Mais il restait à l'Hôtel de Ville un gouvernement à demi républicain. Louis-Philippe fit alors la chevauchée fameuse à travers la ville encore en armes et se présenta à la Commission; là il fit lire la déclaration de la Chambre, embrassa Lafayette et fut acclamé par le peuple (31 juillet). Les républicains laissèrent faire, sachant que personne en France ne voulait la république. Cavaignac répondit. aux remerciements de Duvergier : « Vous avez tort de nous remercier, nous n'avons cédé que parce que nous n'étions pas en forces. » La révolution n'était faite encore qu'à Paris et Louis-Philippe n'était encore que lieutenant général; on avait évité de préciser au nom de qui. Charles X essaya de conserver la couronne dans sa famille en acceptant la révolution; il nomma le duc d'Orléans lieutenant général, puis lui et son fils abdiquèrent en faveur de l'héritier légitime, son petit-fils Henri V, et il confia à Louis-Philippe la régence. Mais la Chambre déclara le trône vacant par 219 voix contre 33 (sur 430 députés, 252 seulement étaient présents) et proclama LouisPhilippe Ier roi des Français (7 août).

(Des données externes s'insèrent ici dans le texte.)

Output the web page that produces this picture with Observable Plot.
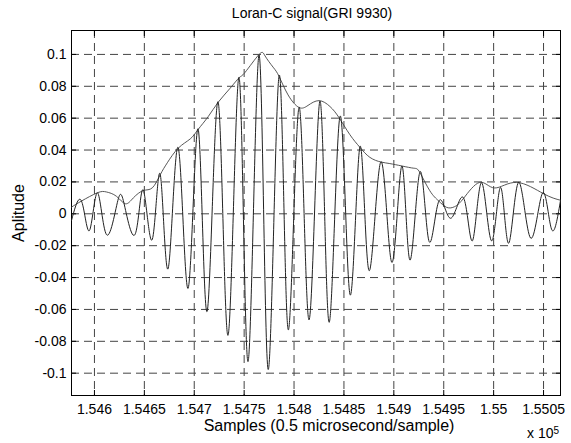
<!DOCTYPE html>
<html>
<head>
<meta charset="utf-8">
<script src="https://cdn.jsdelivr.net/npm/d3@7"></script>
<script src="https://cdn.jsdelivr.net/npm/@observablehq/plot@0.6"></script>
<style>
  body { margin: 0; background: #fff; font-family: "Liberation Sans", Arial, sans-serif; }
  #wrap { position: relative; width: 571px; height: 443px; }
  #title { position: absolute; left: 312px; top: 6px; transform: translateX(-50%); font-size: 14px; line-height: 14px; white-space: nowrap; color: #000; }
  #chart { position: absolute; left: 0; top: 22px; }
  #exp { position: absolute; left: 527px; top: 426px; font-size: 14px; line-height: 14px; color: #000; white-space: nowrap; }
  #exp sup { font-size: 10px; position: relative; top: -2px; vertical-align: top; }
</style>
</head>
<body>
<div id="wrap">
  <div id="title">Loran-C signal(GRI 9930)</div>
  <div id="chart"></div>
  <div id="exp">x 10<sup>5</sup></div>
</div>
<script>
// Sample index of each turning point of the received pulse and its amplitude
const signalSamples = [
  154577, 154587, 154595, 154603, 154612, 154623, 154630, 154641, 154649, 154658,
  154666, 154674, 154684, 154694, 154704, 154713, 154724, 154734, 154745, 154754,
  154765, 154774, 154785, 154794, 154805, 154815, 154826, 154835, 154846, 154856,
  154866, 154875, 154887, 154898, 154908, 154916, 154926, 154935, 154945, 154957,
  154970, 154979, 154988, 154998, 155007, 155015, 155025, 155037, 155049, 155058,
  155067
];
const signalValues = [
  -0.0042, 0.0080, -0.0105, 0.0132, -0.0130, 0.0072, 0.0055, -0.0125, 0.0148, -0.0160,
  0.0245, -0.0340, 0.0413, -0.0465, 0.0530, -0.0610, 0.0700, -0.0760, 0.0854, -0.0926,
  0.0996, -0.0976, 0.0866, -0.0725, 0.0667, -0.0666, 0.0708, -0.0680, 0.0610, -0.0505,
  0.0420, -0.0355, 0.0326, -0.0305, 0.0300, -0.0290, 0.0260, -0.0167, 0.0078, -0.0028,
  0.0098, -0.0167, 0.0195, -0.0170, 0.0166, -0.0185, 0.0197, -0.0152, 0.0130, -0.0096,
  0.0083
];

// Upper envelope of the pulse
const envelopeSamples = [
  154577, 154587, 154603, 154612, 154622, 154631, 154639, 154649, 154658, 154666,
  154673, 154684, 154696, 154704, 154714, 154724, 154736, 154745, 154751, 154765,
  154771, 154779, 154785, 154794, 154805, 154814, 154825, 154836, 154845, 154856,
  154866, 154876, 154887, 154896, 154908, 154920, 154926, 154936, 154945, 154953,
  154961, 154970, 154986, 155001, 155023, 155050, 155067
];
const envelopeValues = [
  0.0042, 0.0080, 0.0132, 0.0137, 0.0110, 0.0063, 0.0100, 0.0146, 0.0163, 0.0246,
  0.0320, 0.0412, 0.0470, 0.0530, 0.0610, 0.0700, 0.0788, 0.0854, 0.0888, 0.1000,
  0.0990, 0.0920, 0.0862, 0.0746, 0.0667, 0.0680, 0.0710, 0.0673, 0.0604, 0.0496,
  0.0417, 0.0354, 0.0325, 0.0315, 0.0300, 0.0286, 0.0260, 0.0145, 0.0080, 0.0040,
  0.0045, 0.0098, 0.0197, 0.0162, 0.0197, 0.0126, 0.0085
];

// Axis ticks and their labels
const xTicks = [154600, 154650, 154700, 154750, 154800, 154850, 154900, 154950, 155000, 155050];
const xTickLabels = ["1.546", "1.5465", "1.547", "1.5475", "1.548", "1.5485", "1.549", "1.5495", "1.55", "1.5505"];
const yTicks = [-0.1, -0.08, -0.06, -0.04, -0.02, 0, 0.02, 0.04, 0.06, 0.08, 0.1];
const yTickLabels = ["-0.1", "-0.08", "-0.06", "-0.04", "-0.02", "0", "0.02", "0.04", "0.06", "0.08", "0.1"];

const signal = signalSamples.map((s, i) => ({s, v: signalValues[i]}));
const envelope = envelopeSamples.map((s, i) => ({s, v: envelopeValues[i]}));

const gridStyle = {stroke: "#444", strokeOpacity: 1, strokeWidth: 1, strokeDasharray: "8,5"};

const chart = Plot.plot({
  width: 571,
  height: 421,
  marginLeft: 71,
  marginRight: 11,
  marginTop: 8,
  marginBottom: 48,
  style: {fontFamily: "'Liberation Sans', Arial, sans-serif", fontSize: "14px", color: "#000", background: "transparent"},
  x: {domain: [154577, 155067]},
  y: {domain: [-0.114, 0.115]},
  marks: [
    Plot.gridX(xTicks, gridStyle),
    Plot.gridY(yTicks, gridStyle),
    Plot.axisX(xTicks, {anchor: "bottom", tickSize: -5, tickPadding: 13.5, tickFormat: d => xTickLabels[xTicks.indexOf(d)], label: null}),
    Plot.axisX(xTicks, {anchor: "top", tickSize: -5, tickFormat: () => "", label: null}),
    Plot.axisY(yTicks, {anchor: "left", tickSize: -5, tickPadding: 10, tickFormat: d => yTickLabels[yTicks.indexOf(d)], label: null}),
    Plot.axisY(yTicks, {anchor: "right", tickSize: -5, tickFormat: () => "", label: null}),
    Plot.frame({stroke: "#000", strokeWidth: 1}),
    Plot.line(envelope, {x: "s", y: "v", curve: "natural", stroke: "#444", strokeWidth: 0.9}),
    Plot.line(signal, {x: "s", y: "v", curve: "natural", stroke: "#222", strokeWidth: 1}),
    Plot.text(["Samples (0.5 microsecond/sample)"], {text: d => d, frameAnchor: "bottom", textAnchor: "middle", dy: 35, dx: 13, fontSize: 16})
    ,
    Plot.text(["Aplitude"], {text: d => d, frameAnchor: "left", textAnchor: "middle", dx: -53, rotate: -90, fontSize: 16})
  ]
});
document.getElementById("chart").appendChild(chart);
</script>
</body>
</html>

Charles X, retiré à Rambouillet avec sa cour et sa garde, pouvait

encore continuer la guerre. Les gardes nationaux parisiens marchèrent sur Rambouillet en désordre; mais Charles X n'essaya pas de résister, et partit pour l'Angleterre. En France la nouvelle de la révolution avait été apportée partout avec le drapeau tricolore; le peuple l'accueillit avec joie, heureux de revoir les couleurs nationales. Personne ne résista.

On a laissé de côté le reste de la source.